Rebecca Bissonnet ACR "Freedom and routine: what lockdown has taught me about me"
Whilst we are all in the same lockdown boat, our individual experiences will be very different. It will be shaped by our family dynamics, financial situation, work commitments or lack of, our own mental health and that of those around us. So this is my lockdown experience, which may reflect yours or may be a million miles away.
I am in the fortunate position of having been furlough from work, relieving the financial worry from my mind, but the guilt of CPD and keeping abreast of conservation and thoughts of how and if I return to work is there.
Before lockdown, I worked full time as a textile conservator. The main bread winner. The one who got up first. Was out the door by seven twenty. Any later and I would be stuck in traffic, so seven twenty it was. Now I am a teacher, cleaner, chef, children’s entertainer, cyclist and know more about model railways than I ever knew possible. Yes, I am in lockdown with a child. And as anyone with children can appreciate, child care is a full time job, as is teaching, as (in my case) is conservation. So my lockdown has been trying to work out how to home school, run a household and keep my conservation enthusiasm alive.

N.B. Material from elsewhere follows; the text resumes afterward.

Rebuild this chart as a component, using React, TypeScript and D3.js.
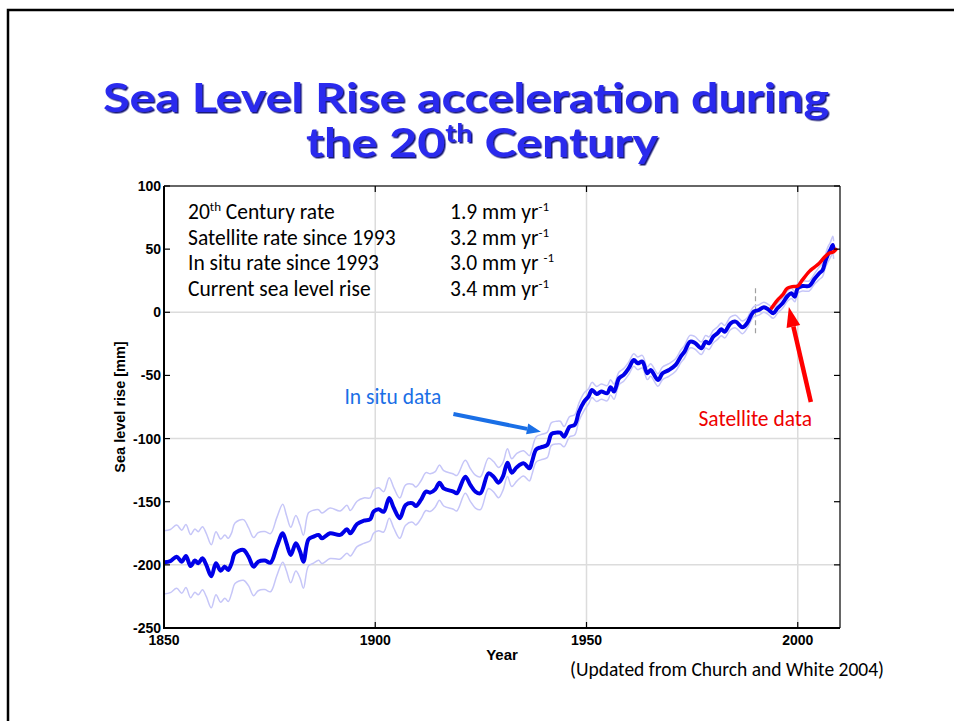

I feel constantly guilty that I will not emerge from this experience with a new language, comprehensive CPD and yoga routine under my belt. I, like so many, have concerns about my job, but for the time being, working for a large organisation, that decision has been taken out of my hands. As I scan my emails and see the myriad of links to virtual exhibitions, future learning, online course, I enthusiastically signed up to all that interested me. Now 9 weeks in, I am struggling to complete my chosen courses and this is were the guilt creeps in.
So like many I want to hold onto and make the most of the golden opportunity to spend time at home. Complete all the DIY and gardening projects that I never have time for. Spend time with my son. Do all the things I have planned to do if I worked part time, or when I retire. But in reality this sets up a battle in my mind between doing all of this, making the bes of the situation, yet realising it wont last forever, or will it. Thought's from the darkest time, when it looked like the number of deaths the UK was racking up each day would never come down.
So after the initial painting, gardening and baking my way to a good lockdown gain, I took myself in hand and realised that I am very much like a baby. I need routine. I can’t teach, cook, clean etc and have the right mindset or undisrupted time to concentrate on conservation. I needed a plan.
I decided to get up earlier. My new get up time had extended from six to nineish, sometimes creeping into the tens, so time to claw back some time. Lets say six thirty as I didn’t want to be too hard on myself. This would be my time to re-engage with conservation and finish off the online courses I had enthusiastically signed up to. To look at some of the links that had so generously been provided.
Well one week in and things are going well. The enthusiasm has returned. I have my time in the mornings to think again about conservation and I am finding that this in turn has not only re-engaged by brain but I am enjoying my learning. The sense of guilt is subsiding, I feel as sense of achievement as I start to complete my courses. I can now see CPD opportunities around me. Year 6 science is looking at mould growth. There, can I use this to freshen up my knowledge of mould? Yes I can. Making masks. New pattern cutting and construction skills. Tick.
So for me my biggest realisation is that I love the freedom that lockdown has given me from the commute and time restraints of work, but in reality I need routine and boundaries. Yes I am like a baby. I do well with a routine. This is working for me. This is my lockdown.